◆ **Dataset content**
- - -

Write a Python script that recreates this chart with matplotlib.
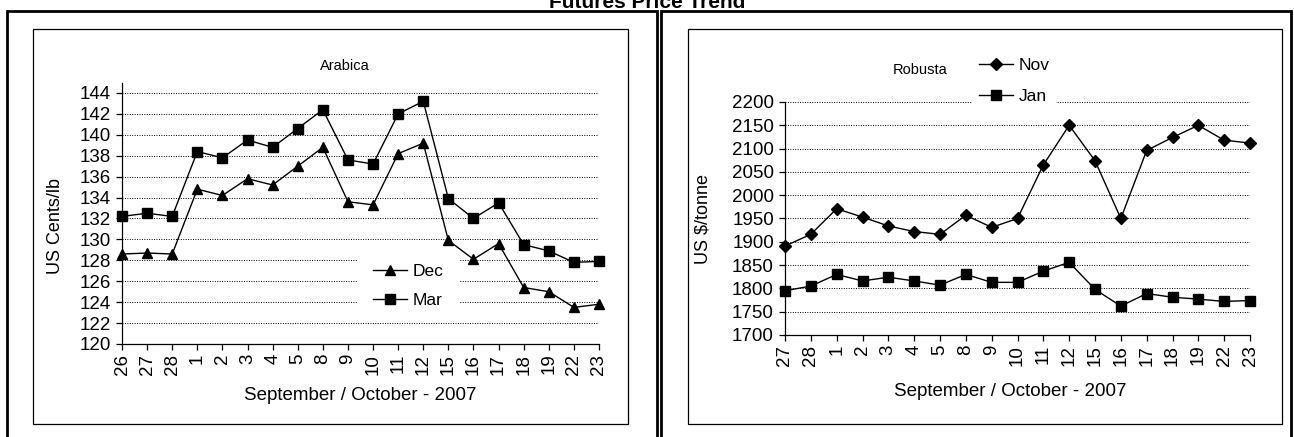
import matplotlib
matplotlib.use("Agg")
import matplotlib.pyplot as plt
from matplotlib.patches import Rectangle

plt.rcParams['font.family'] = ['Liberation Sans', 'DejaVu Sans']

# ---------------- data ----------------
arabica_days = ["26", "27", "28", "1", "2", "3", "4", "5", "8", "9", "10",
                "11", "12", "15", "16", "17", "18", "19", "22", "23"]
arabica_dec = [128.6, 128.7, 128.6, 134.8, 134.2, 135.8, 135.2, 137.0, 138.8, 133.6,
               133.3, 138.2, 139.2, 129.9, 128.1, 129.6, 125.4, 125.0, 123.5, 123.8]
arabica_mar = [132.2, 132.5, 132.2, 138.4, 137.8, 139.5, 138.8, 140.6, 142.4, 137.6,
               137.2, 142.0, 143.2, 133.9, 132.0, 133.5, 129.5, 128.9, 127.8, 127.9]

robusta_days = ["27", "28", "1", "2", "3", "4", "5", "8", "9", "10",
                "11", "12", "15", "16", "17", "18", "19", "22", "23"]
robusta_nov = [1891, 1916, 1971, 1953, 1934, 1922, 1916, 1957, 1931, 1950,
               2065, 2150, 2074, 1950, 2096, 2124, 2150, 2118, 2112]
robusta_jan = [1795, 1805, 1830, 1816, 1824, 1816, 1807, 1830, 1813, 1813,
               1837, 1856, 1798, 1762, 1789, 1781, 1777, 1772, 1774]

W, H = 1294, 437
fig = plt.figure(figsize=(W / 100, H / 100), dpi=100)


def fx(px):
    return px / W


def fy(py):
    return 1 - py / H


# ---------------- frames ----------------
def rect(x0, y0, x1, y1, lw, color='black'):
    fig.patches.append(Rectangle((fx(x0), fy(y1)), fx(x1) - fx(x0), fy(y0) - fy(y1),
                                 transform=fig.transFigure, fill=False,
                                 edgecolor=color, linewidth=lw, zorder=0))

rect(7, 11, 657, 460, 2.0)
rect(661, 11, 1291, 460, 2.0)
rect(33, 29, 628, 424, 0.9)
rect(688, 29, 1282, 424, 0.9)

fig.text(fx(647), fy(8), "Futures Price Trend", ha='center', va='baseline',
         fontsize=15, fontweight='bold')

tick_fs = 13.5


def style_axes(ax):
    for s in ['top', 'right']:
        ax.spines[s].set_visible(False)
    for s in ['left', 'bottom']:
        ax.spines[s].set_linewidth(0.9)
    ax.tick_params(axis='both', direction='out', length=4, width=0.9,
                   labelsize=tick_fs)
    ax.tick_params(axis='y', pad=4)
    ax.tick_params(axis='x', rotation=90, pad=3)
    ax.yaxis.grid(True, color='black', linestyle=(0, (1, 1.5)), linewidth=0.7)
    ax.set_axisbelow(True)


# ---------------- Arabica ----------------
axL = fig.add_axes([fx(122), fy(344), fx(599) - fx(122), fy(82.5) - fy(344)])
xL = list(range(len(arabica_days)))
axL.plot(xL, arabica_dec, color='black', lw=1.0, marker='^', markersize=7,
         label='Dec', clip_on=False, zorder=3)
axL.plot(xL, arabica_mar, color='black', lw=1.0, marker='s', markersize=6.5,
         label='Mar', clip_on=False, zorder=3)
axL.set_xlim(0, len(arabica_days) - 1)
axL.set_ylim(120, 145)
axL.set_yticks(range(120, 145, 2))
axL.set_xticks(xL)
axL.set_xticklabels(arabica_days)
style_axes(axL)
axL.set_ylabel("US Cents/lb", fontsize=13, va='center')
axL.yaxis.set_label_coords((55 - 122) / 477, (344 - 226) / 261.5)
axL.legend(loc='center', bbox_to_anchor=(fx(408), fy(286)),
           bbox_transform=fig.transFigure, frameon=True, fancybox=False,
           edgecolor='none', facecolor='white', framealpha=1,
           fontsize=12.5, handlelength=2.0, handletextpad=0.3,
           labelspacing=0.75, borderpad=0.9)
fig.text(fx(345), fy(66), "Arabica", ha='center', va='center', fontsize=10.5)
fig.text(fx(360), fy(395), "September / October - 2007", ha='center', va='center',
         fontsize=13.5)

# ---------------- Robusta ----------------
axR = fig.add_axes([fx(785), fy(335), fx(1250) - fx(785), fy(102) - fy(335)])
xR = list(range(len(robusta_days)))
axR.plot(xR, robusta_nov, color='black', lw=1.0, marker='D', markersize=6,
         label='Nov', clip_on=False, zorder=3)
axR.plot(xR, robusta_jan, color='black', lw=1.0, marker='s', markersize=6.5,
         label='Jan', clip_on=False, zorder=3)
axR.set_xlim(0, len(robusta_days) - 1)
axR.set_ylim(1700, 2200)
axR.set_yticks(range(1700, 2201, 50))
axR.set_xticks(xR)
axR.set_xticklabels(robusta_days)
style_axes(axR)
axR.set_ylabel("US $/tonne", fontsize=13, va='center')
axR.yaxis.set_label_coords((703 - 785) / 465, (335 - 219) / 233)
axR.legend(loc='center', bbox_to_anchor=(fx(1014), fy(81)),
           bbox_transform=fig.transFigure, frameon=True, fancybox=False,
           edgecolor='none', facecolor='white', framealpha=1,
           fontsize=12.5, handlelength=2.0, handletextpad=0.3,
           labelspacing=0.9, borderpad=0.4)
fig.text(fx(920), fy(70), "Robusta", ha='center', va='center', fontsize=10.5)
fig.text(fx(1010), fy(392), "September / October - 2007", ha='center', va='center',
         fontsize=13.5)

fig.savefig("out.png", dpi=100)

- - -

◆ **Instructions to follow**
Every line from the start of the listing above through the line with "plt.rcParams['font.family'] = ['Liberation" should be repeated exactly; skip the pictures and add nothing else.

◆ **Full output**
Write a Python script that recreates this chart with matplotlib.
import matplotlib
matplotlib.use("Agg")
import matplotlib.pyplot as plt
from matplotlib.patches import Rectangle

plt.rcParams['font.family'] = ['Liberation Sans', 'DejaVu Sans']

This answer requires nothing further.